-- Start GIVEN MATERIAL --
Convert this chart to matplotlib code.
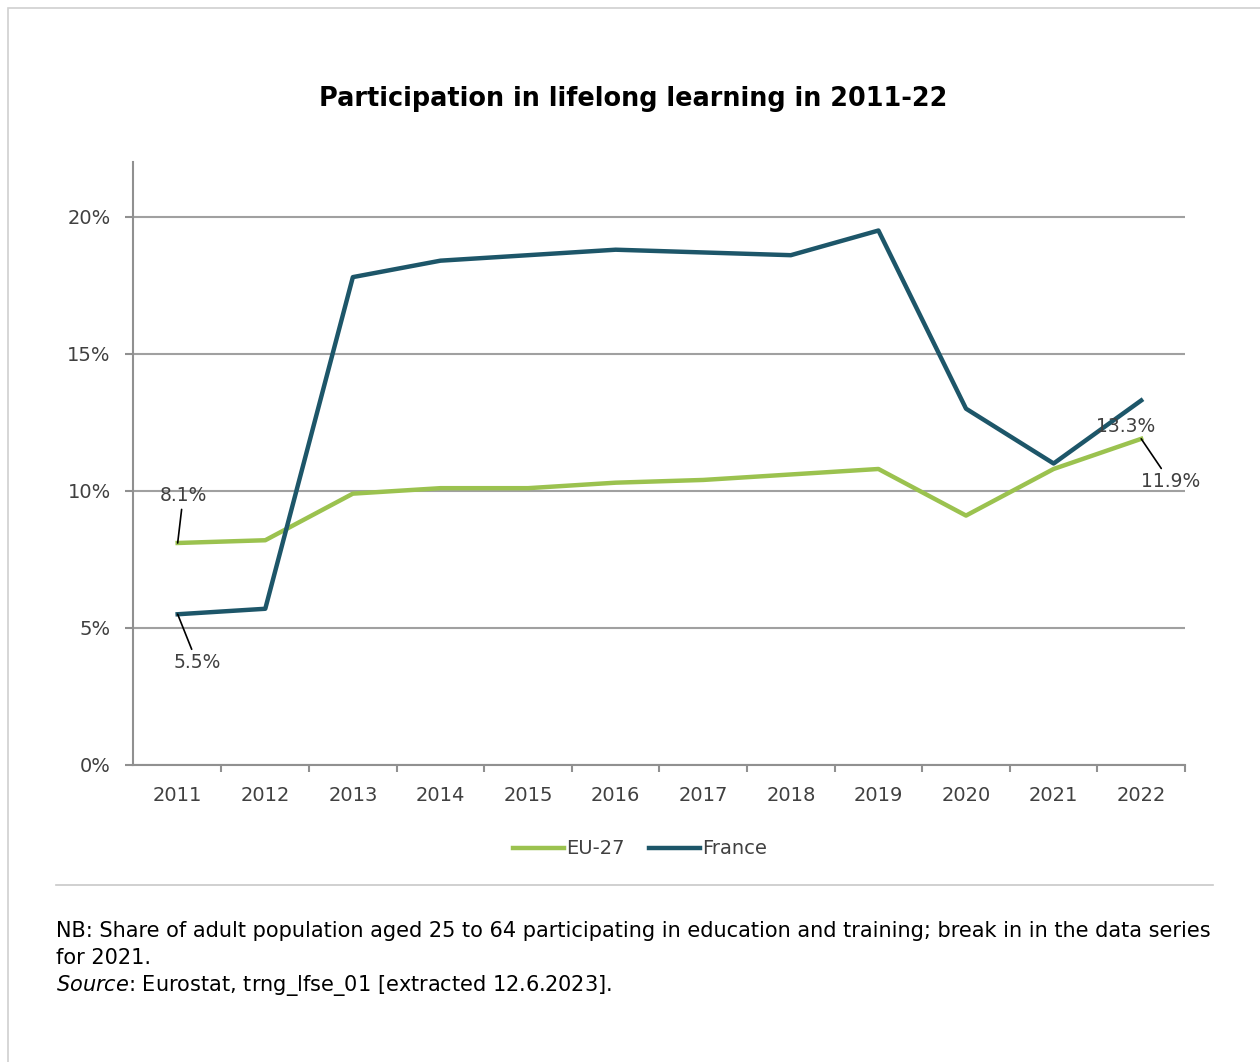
import matplotlib.pyplot as plt
from matplotlib.patches import Rectangle
from matplotlib.ticker import FixedLocator, FuncFormatter

# data (%)
years = [2011, 2012, 2013, 2014, 2015, 2016, 2017, 2018, 2019, 2020, 2021, 2022]
eu27 = [8.1, 8.2, 9.9, 10.1, 10.1, 10.3, 10.4, 10.6, 10.8, 9.1, 10.8, 11.9]
france = [5.5, 5.7, 17.8, 18.4, 18.6, 18.8, 18.7, 18.6, 19.5, 13.0, 11.0, 13.3]

green = '#9bc24f'
teal = '#1d5669'
grey_txt = '#404040'

fig = plt.figure(figsize=(12.6, 10.62), dpi=100)
ax = fig.add_axes([133 / 1260, 1 - 765 / 1062, (1185 - 133) / 1260, (765 - 162) / 1062])

ax.plot(years, eu27, color=green, lw=3.2, label='EU-27', zorder=3)
ax.plot(years, france, color=teal, lw=3.2, label='France', zorder=3)

ax.set_xlim(years[0] - 0.51, years[-1] + 0.5)
ax.set_ylim(0, 22)

# y axis
ax.set_yticks([0, 5, 10, 15, 20])
ax.yaxis.set_major_formatter(FuncFormatter(lambda v, p: f'{v:.0f}%'))
ax.yaxis.grid(True, color='#a0a0a0', lw=1.5)
ax.set_axisbelow(True)

# x axis: labels at centres, tick marks between categories
ax.set_xticks(years)
ax.set_xticklabels([str(y) for y in years])
ax.xaxis.set_minor_locator(FixedLocator([y + 0.5 for y in years]))
ax.tick_params(axis='x', which='major', length=0, pad=15)
ax.tick_params(axis='x', which='minor', length=5, color='#909090', width=1.5, direction='out')
ax.tick_params(axis='y', length=6, color='#909090', width=1.5, pad=10)
ax.tick_params(labelsize=14, labelcolor=grey_txt)

for s in ['top', 'right']:
    ax.spines[s].set_visible(False)
for s in ['left', 'bottom']:
    ax.spines[s].set_color('#909090')
    ax.spines[s].set_linewidth(1.5)

# data labels
ann = dict(textcoords='offset points', ha='center', va='center', fontsize=13.5, color=grey_txt,
           arrowprops=dict(arrowstyle='-', color='black', lw=1.2, shrinkA=1, shrinkB=0))
ax.annotate(f'{eu27[0]}%', (years[0], eu27[0]), xytext=(4, 34), **ann)
ax.annotate(f'{france[0]}%', (years[0], france[0]), xytext=(14, -35), **ann)
ax.annotate(f'{eu27[-1]}%', (years[-1], eu27[-1]), xytext=(21, -31), **ann)
ax.annotate(f'{france[-1]}%', (years[-1], france[-1]), xytext=(-11, -19),
            textcoords='offset points', ha='center', va='center', fontsize=13.5, color=grey_txt)

fig.text(633 / 1260, 1 - 99 / 1062, 'Participation in lifelong learning in 2011-22',
         ha='center', va='center', fontsize=18.4, fontweight='bold')

fig.legend(loc='center', bbox_to_anchor=(640 / 1260, 1 - 849 / 1062), ncol=2, frameon=False,
           fontsize=14, handlelength=2.6, handletextpad=0.1, columnspacing=1.3,
           labelcolor=grey_txt)

# separator and notes
fig.add_artist(plt.Line2D([56 / 1260, 1213 / 1260], [1 - 885 / 1062] * 2,
                          color='#c8c8c8', lw=1.2, transform=fig.transFigure))
fig.text(56 / 1260, 1 - 931 / 1062,
         'NB: Share of adult population aged 25 to 64 participating in education and training; break in in the data series',
         ha='left', va='center', fontsize=15)
fig.text(56 / 1260, 1 - 958 / 1062, 'for 2021.', ha='left', va='center', fontsize=15)
fig.text(56 / 1260, 1 - 986 / 1062, r'$\it{Source}$: Eurostat, trng_lfse_01 [extracted 12.6.2023].',
         ha='left', va='center', fontsize=15)

# outer frame
fig.add_artist(Rectangle((8 / 1260, -0.01), 1.0, 1 - 8 / 1062 + 0.01, transform=fig.transFigure,
                         fill=False, edgecolor='#d0d0d0', lw=1.2))

fig.savefig('out.png', dpi=100)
-- End GIVEN MATERIAL --
Starting at the top of the listing above, reproduce each line up to and including the one with "from matplotlib.ticker import"; omit the pictures.

Convert this chart to matplotlib code.
import matplotlib.pyplot as plt
from matplotlib.patches import Rectangle
from matplotlib.ticker import FixedLocator, FuncFormatter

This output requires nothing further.